If the valve stems were bent would he have low numbers on a compression test or is it possible that the valves still seat good?
 
The bent pushrods would definitely have me wondering. They're usually not the first thing to go, bent pushrods usually mean bent or stuck valves.

But, if it really does run fine as long as you're not "punching it" and the compression numbers are good, I'd say that its either a carb tuning problem or an ignition issue (just because its new doesn't mean its working right).

What size cam? What size carb?

Even Edelbrocks aren't perfect out of the box, you typically have to adjust something. If it runs fine the rest of the time, but bogs on acceleration, check out the step-up springs and see what's in there. You may also have to change the size of the step on the primary rods.
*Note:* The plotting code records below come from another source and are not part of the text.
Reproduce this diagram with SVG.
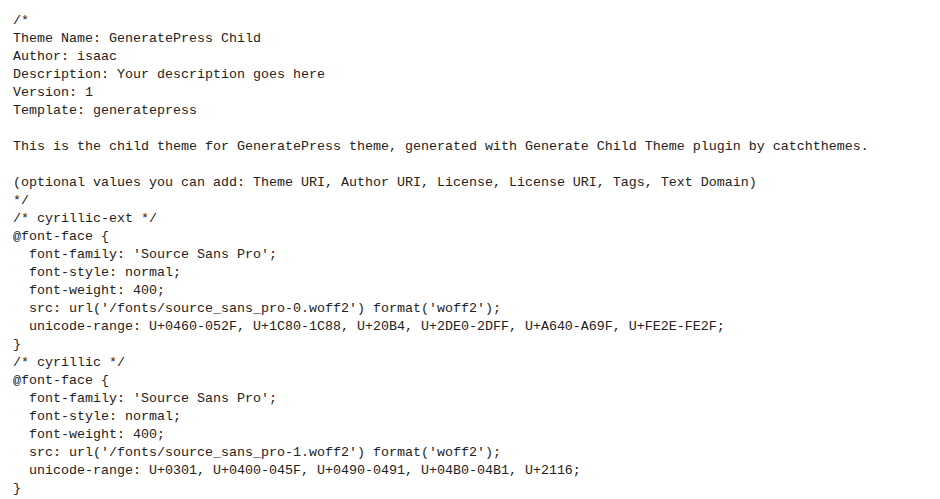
<svg xmlns="http://www.w3.org/2000/svg" width="940" height="499" viewBox="0 0 940 499">
<style>text{font-family:"Liberation Mono","DejaVu Sans Mono",monospace;font-size:13.33px;fill:#222;white-space:pre}</style>
<rect width="940" height="499" fill="#fff"/>
<g id="code" xml:space="preserve">
<text x="13" y="24">/*</text>
<text x="13" y="42">Theme Name: GeneratePress Child</text>
<text x="13" y="60">Author: isaac</text>
<text x="13" y="78">Description: Your description goes here</text>
<text x="13" y="96">Version: 1</text>
<text x="13" y="114">Template: generatepress</text>
<text x="13" y="150">This is the child theme for GeneratePress theme, generated with Generate Child Theme plugin by catchthemes.</text>
<text x="13" y="186">(optional values you can add: Theme URI, Author URI, License, License URI, Tags, Text Domain)</text>
<text x="13" y="204">*/</text>
<text x="13" y="222">/* cyrillic-ext */</text>
<text x="13" y="240">@font-face {</text>
<text x="13" y="258">  font-family: 'Source Sans Pro';</text>
<text x="13" y="276">  font-style: normal;</text>
<text x="13" y="294">  font-weight: 400;</text>
<text x="13" y="312">  src: url('/fonts/source_sans_pro-0.woff2') format('woff2');</text>
<text x="13" y="330">  unicode-range: U+0460-052F, U+1C80-1C88, U+20B4, U+2DE0-2DFF, U+A640-A69F, U+FE2E-FE2F;</text>
<text x="13" y="348">}</text>
<text x="13" y="366">/* cyrillic */</text>
<text x="13" y="384">@font-face {</text>
<text x="13" y="402">  font-family: 'Source Sans Pro';</text>
<text x="13" y="420">  font-style: normal;</text>
<text x="13" y="438">  font-weight: 400;</text>
<text x="13" y="456">  src: url('/fonts/source_sans_pro-1.woff2') format('woff2');</text>
<text x="13" y="474">  unicode-range: U+0301, U+0400-045F, U+0490-0491, U+04B0-04B1, U+2116;</text>
<text x="13" y="492">}</text>
</g>
</svg>
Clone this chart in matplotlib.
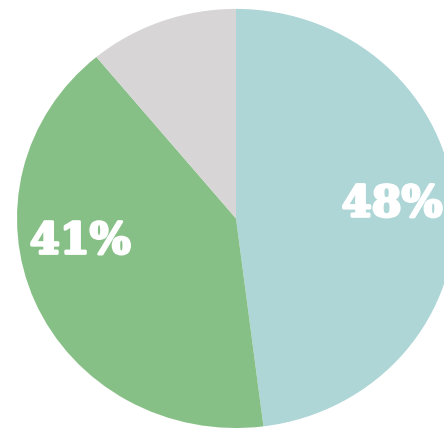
import matplotlib
matplotlib.use("Agg")
import matplotlib.pyplot as plt
import matplotlib.patheffects as pe

categories = ["A", "B", "C"]
values = [48, 41, 11]
labels = ["48%", "41%", ""]
colors = ["#aed6d7", "#87c087", "#d8d5d7"]

fig = plt.figure(figsize=(4.44, 4.30), dpi=100)
ax = fig.add_axes([0, 0, 1, 1])
ax.pie(values, colors=colors, startangle=90, counterclock=False,
       radius=1.0, wedgeprops=dict(linewidth=0))
ax.set_aspect("auto")
ax.set_xlim(-236 / 219, 208 / 219)
ax.set_ylim(-214 / 212, 221 / 212)
ax.axis("off")

label_pos = [(0.712, 0.067), (-0.712, -0.11)]
for lab, (x, y) in zip(labels[:2], label_pos):
    ax.text(x, y, lab, ha="center", va="center", color="white",
            fontsize=31, fontweight="bold", family="DejaVu Serif",
            path_effects=[pe.withStroke(linewidth=2, foreground="white")])

fig.savefig("out.png", dpi=100)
As far as the sparkplugs, there's really only a couple of possibilities. Either you got a bad batch, or you're detonating. I've actually had a batch of spark plugs (all out of the same box) where the ceramic broke on several plugs during installation to the specified torques, just some kind of manufacturing flaw. But if the electrodes are bent and they weren't that way during the install, you could be having detonation issues too. Which would actually go right along with a carb tuning problem.
 
Backfire through the carb? Lean and/or the pump shot needs to be adjusted. Not enuff pump shot.
Stock compression? That is a problem. A lack of squeeze can hurt the power out put and give slow acceleration. If it is a stock ratio, your probably in the high 7's-1. You could use 9-1+ even for mild performance cams.